Phew! That does make me feel better. Jacks isn't a huge golden (23.5 at the shoulder, a big boned 78 lbs). He does have a huge head and a big square jaw though. It's what everyone notices when they meet him. 

Square jaw sounds so much better than fat face. :yes:

So... your Colby has a 1.5" muzzle. Which is only a half inch smaller than our collie's 2" pencil muzzle.


----------



## AmberSunrise (Apr 1, 2009)

With or without their dumbbells? :bowl::bowl:



Loisiana said:


> We should all post muzzle pics of our dogs!


----------



## Stretchdrive (Mar 12, 2011)

I just ordered my first Max 200 dumbell Why is it every year at this time I tend to buy a different dumbell?


----------



## Maxs Mom (Mar 22, 2008)

Loisiana said:


> Just came in from working go outs. It's 73 degrees out.


Oh shut up :curtain: it is 40 and raining here. At least it is not snowing. 

I plan to go to Darrin's tomorrow. Our last training day of the year. LOL It is supposed to be cloudy and high 30's. Should be good. 

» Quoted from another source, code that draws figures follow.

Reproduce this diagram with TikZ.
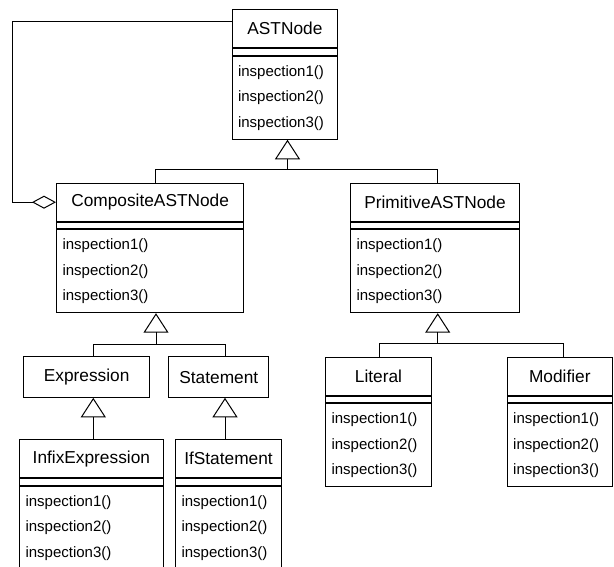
\documentclass[tikz,border=0pt]{standalone}
\usepackage{fontspec}
\setmainfont{Liberation Sans}
\usetikzlibrary{arrows.meta}

% A UML class: name compartment, empty attribute compartment, operations
% #1 node name, #2 left x, #3 top y, #4 width, #5 class name
\newcommand{\umlclass}[5]{%
  \pgfmathsetmacro{\opswidth}{#4-12}%
  \node[namebox, minimum width=#4pt, anchor=north west] (#1) at (#2,#3) {#5};
  \node[attrbox, minimum width=#4pt, anchor=north] (#1-a) at (#1.south) {};
  \node[opsbox, text width=\opswidth pt, anchor=north] (#1-o) at (#1-a.south)
    {inspection1()\\inspection2()\\inspection3()};
}

\begin{document}
\begin{tikzpicture}[x=1pt,y=-1pt,
  line width=1pt,
  namebox/.style={draw, rectangle, inner sep=0pt, minimum height=38pt,
    font=\fontsize{17.3}{20}\selectfont},
  attrbox/.style={draw, rectangle, inner sep=0pt, minimum height=6.5pt},
  opsbox/.style={draw, rectangle, inner ysep=0pt, inner xsep=6pt,
    minimum height=83pt, align=left, font=\fontsize{15}{25.5}\selectfont},
  inherit/.style={-{Triangle[open,length=19.5pt,width=25pt]}},
  aggr/.style={-{Diamond[open,length=24pt,width=13pt]}},
]
\useasboundingbox (0,0) rectangle (614,566);
\clip (0,0) rectangle (614,566);

% classes
\umlclass{ast}{231.5}{9.3}{105.8}{ASTNode}
\umlclass{comp}{56}{182.7}{187.3}{CompositeASTNode}
\umlclass{prim}{350}{182.7}{169}{PrimitiveASTNode}
\node[namebox, minimum width=125.7pt, minimum height=40.5pt, anchor=north west]
  (expr) at (23.3,356.3) {Expression};
\node[namebox, minimum width=100pt, minimum height=40.5pt, anchor=north west]
  (stmt) at (168.3,356.3) {Statement};
\umlclass{infix}{19}{439.3}{143.7}{InfixExpression}
\umlclass{ifst}{175}{439.3}{106}{IfStatement}
\umlclass{lit}{325}{356.7}{106}{Literal}
\umlclass{mod}{506.7}{356.7}{105.3}{Modifier}

% ASTNode generalisation
\coordinate (t1) at (287.5,169.3);
\coordinate (t1l) at (155,169.3);
\coordinate (t1r) at (437.7,169.3);
\draw[inherit] (t1) -- (t1 |- ast-o.south);
\draw (t1l |- comp.north) -- (t1l) -- (t1r) -- (t1r |- prim.north);

% CompositeASTNode generalisation
\coordinate (t2) at (156,344);
\coordinate (t2l) at (93.3,344);
\coordinate (t2r) at (225,344);
\draw[inherit] (t2) -- (t2 |- comp-o.south);
\draw (t2l |- expr.north) -- (t2l) -- (t2r) -- (t2r |- stmt.north);

% Expression and Statement subclasses
\coordinate (t3) at (93.3,0);
\draw[inherit] (t3 |- infix.north) -- (t3 |- expr.south);
\coordinate (t4) at (225,0);
\draw[inherit] (t4 |- ifst.north) -- (t4 |- stmt.south);

% PrimitiveASTNode generalisation
\coordinate (t5) at (437.7,343.3);
\coordinate (t5l) at (379,343.3);
\coordinate (t5r) at (563.3,343.3);
\draw[inherit] (t5) -- (t5 |- prim-o.south);
\draw (t5l |- lit.north) -- (t5l) -- (t5r) -- (t5r |- mod.north);

% aggregation: CompositeASTNode holds ASTNodes
\coordinate (g) at (12.7,21.7);
\draw[aggr] (g -| ast.west) -- (g) |- (comp.west);
\end{tikzpicture}
\end{document}
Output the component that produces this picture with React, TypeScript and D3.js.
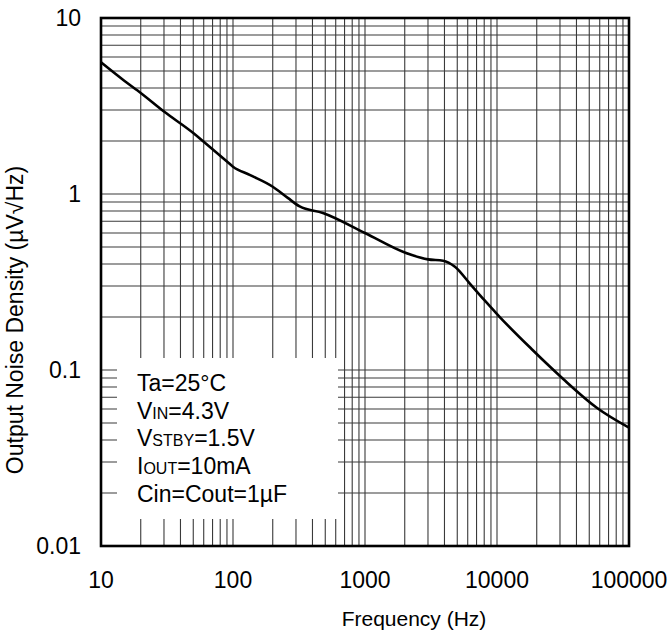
import React from "react";
import * as d3 from "d3";

const frequencyHz = [10, 15, 20, 30, 50, 60, 90, 100, 135, 200, 260, 320, 480, 1000, 2000, 3000, 3900, 4800, 6200, 8000, 10500, 18600, 25000, 33000, 57000, 100000];
const noiseDensity = [5.6, 4.4, 3.75, 2.94, 2.22, 1.98, 1.53, 1.43, 1.28, 1.1, 0.95, 0.85, 0.78, 0.6, 0.465, 0.425, 0.418, 0.386, 0.311, 0.25, 0.2, 0.13, 0.105, 0.0865, 0.061, 0.047];

const xTickValues = [10, 100, 1000, 10000, 100000];
const xTickLabels = ["10", "100", "1000", "10000", "100000"];
const yTickValues = [0.01, 0.1, 1, 10];
const yTickLabels = ["0.01", "0.1", "1", "10"];

const legendLines = [
  [["Ta=25°C", false]],
  [["V", false], ["IN", true], ["=4.3V", false]],
  [["V", false], ["STBY", true], ["=1.5V", false]],
  [["I", false], ["OUT", true], ["=10mA", false]],
  [["Cin=Cout=1µF", false]],
];

const xTitle = "Frequency (Hz)";
const yTitle = "Output Noise Density (µV√Hz)";

export default function App() {
  const W = 671, H = 632;
  const left = 101, right = 629, top = 18, bottom = 546;
  const x = d3.scaleLog().domain([10, 100000]).range([left, right]);
  const y = d3.scaleLog().domain([0.01, 10]).range([bottom, top]);

  const xGrid: number[] = [];
  for (let e = 1; e < 5; e++) for (let m = 1; m <= 9; m++) xGrid.push(m * Math.pow(10, e));
  const yGrid: number[] = [];
  for (let e = -2; e < 1; e++) for (let m = 1; m <= 9; m++) yGrid.push(m * Math.pow(10, e));

  const line = d3
    .line<number>()
    .x((_, i) => x(frequencyHz[i]))
    .y((d) => y(d))
    .curve(d3.curveMonotoneX);

  const font = "Liberation Sans, Arial, Helvetica, sans-serif";

  return (
    <svg width={W} height={H} style={{ position: "absolute", left: 0, top: 0 }} fontFamily={font}>
      <rect x={0} y={0} width={W} height={H} fill="#fff" />
      {xGrid.map((v, i) => (
        <line key={"xg" + i} x1={x(v)} x2={x(v)} y1={top} y2={bottom} stroke="#3a3a3a" strokeWidth={1.1} />
      ))}
      {yGrid.map((v, i) => (
        <line key={"yg" + i} x1={left} x2={right} y1={y(v)} y2={y(v)} stroke="#3a3a3a" strokeWidth={1.1} />
      ))}
      <rect x={117} y={358} width={221} height={161} fill="#fff" />
      <path d={line(noiseDensity) || ""} fill="none" stroke="#000" strokeWidth={2.6} />
      <rect x={left} y={top} width={right - left} height={bottom - top} fill="none" stroke="#000" strokeWidth={2.6} />
      {xTickValues.map((v, i) => (
        <text key={"xt" + i} x={x(v)} y={588} fontSize={23} textAnchor="middle" fill="#000">
          {xTickLabels[i]}
        </text>
      ))}
      {yTickValues.map((v, i) => (
        <text key={"yt" + i} x={81} y={y(v)} dy="0.35em" fontSize={23} textAnchor="end" fill="#000">
          {yTickLabels[i]}
        </text>
      ))}
      {legendLines.map((segs, i) => (
        <text key={"lg" + i} x={137} y={391 + i * 27.7} fontSize={23} fill="#000">
          {segs.map((s, j) => (
            <tspan key={j} fontSize={s[1] ? 16 : 23}>
              {s[0] as string}
            </tspan>
          ))}
        </text>
      ))}
      <text x={414} y={626} fontSize={21} textAnchor="middle" fill="#000">
        {xTitle}
      </text>
      <text transform="translate(23,320) rotate(-90)" fontSize={23} textAnchor="middle" fill="#000">
        {yTitle}
      </text>
    </svg>
  );
}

I am glad to go, I have run into a problem with Gabby. I think you call them 'no go's'. We have been working on whistle sits, and we have added one over pile per Darrin's instructions. I try to mix it up, out and back, out and stop on the way back, stop on the out close to the handler, cast back or over.... I keep some straight out and back in the mix to keep the drive up. We are not stopping them anywhere near the pile. Usually within 25-40 feet (not yards) of us. Piles are 40-60 yards. I tell her back, and she thinks about going, lifting her hind end but doesn't. I thought it was because she is not clearly understanding me talking to her with the whistle in my mouth but I have her doing it without the whistle in my mouth. The last time we worked I just did out and backs about 4-5 times and called it done. Not sure how to work through this. 

That is the hard part about the trainer being 2 hours away, and only going twice a month. When a problem arises, because we are new and don't have a lot of training ourselves, I feel at a loss. I try to back up, do what we "know" and always end on a good note. It's just hard I want to fix it, but need to wait until we go to the trainers again. I usually do not work her again until he has seen her.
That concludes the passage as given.